Ingredients
Method
Preparation
- Preheat oven to 320°F (160°C) and line a 9x9 inch pan with parchment paper.
- In a bowl, combine almond flour, 1/4 cup sweetener, 3 tbsp cocoa powder, and a pinch of salt.
- Add melted butter and 1 tbsp vanilla; mix until resembling fine sand.
- Press into bottom of pan and bake for 15 minutes. Cool completely.
Pudding Preparation
- Sprinkle 1.5 tsp gelatin over 1/4 cup heavy cream; set aside to bloom.
- Heat the remaining 1 3/4 cups heavy cream with 1/3 cup sweetener, 1/4 cup cocoa powder, and 1/4 tsp salt over medium-low heat, stirring for 5 minutes until simmering.

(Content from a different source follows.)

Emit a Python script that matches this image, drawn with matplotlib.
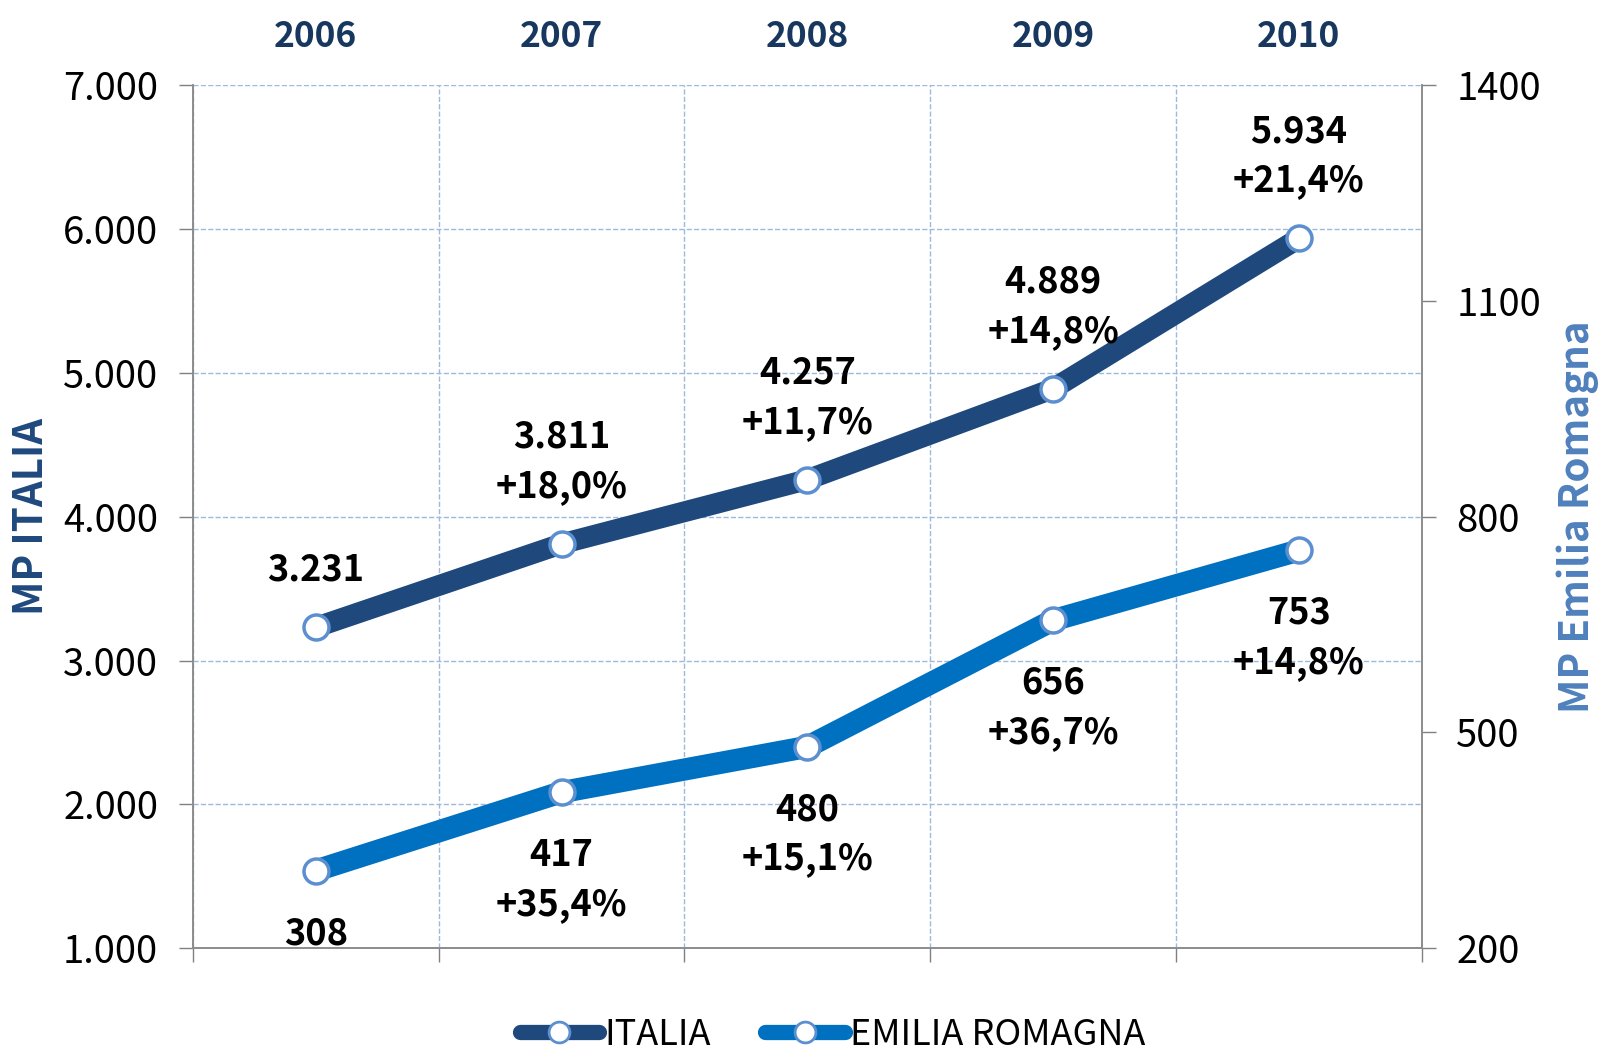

- Remove from heat, stir in 1 tsp vanilla and the bloomed gelatin until dissolved. Cool, then refrigerate for at least 30 minutes to thicken.
Cheesecake Layer Preparation
- Beat 8 oz cream cheese with 1/3 cup sweetener until creamy.
- Add 1/2 cup heavy whipping cream and 1 tsp vanilla; mix gently until smooth.
- Spread over cooled crust and refrigerate to set.
Whipped Cream Topping Preparation
- Whip 1 cup heavy cream with 3 tbsp sweetener and 1 tsp vanilla to stiff peaks.
- Spread chilled chocolate pudding over the cheesecake layer, then top with whipped cream.
- Refrigerate for at least 1 hour before serving.
Notes
Allow layers to chill for best texture and presentation. Avoid overmixing the cream cheese to maintain smooth consistency.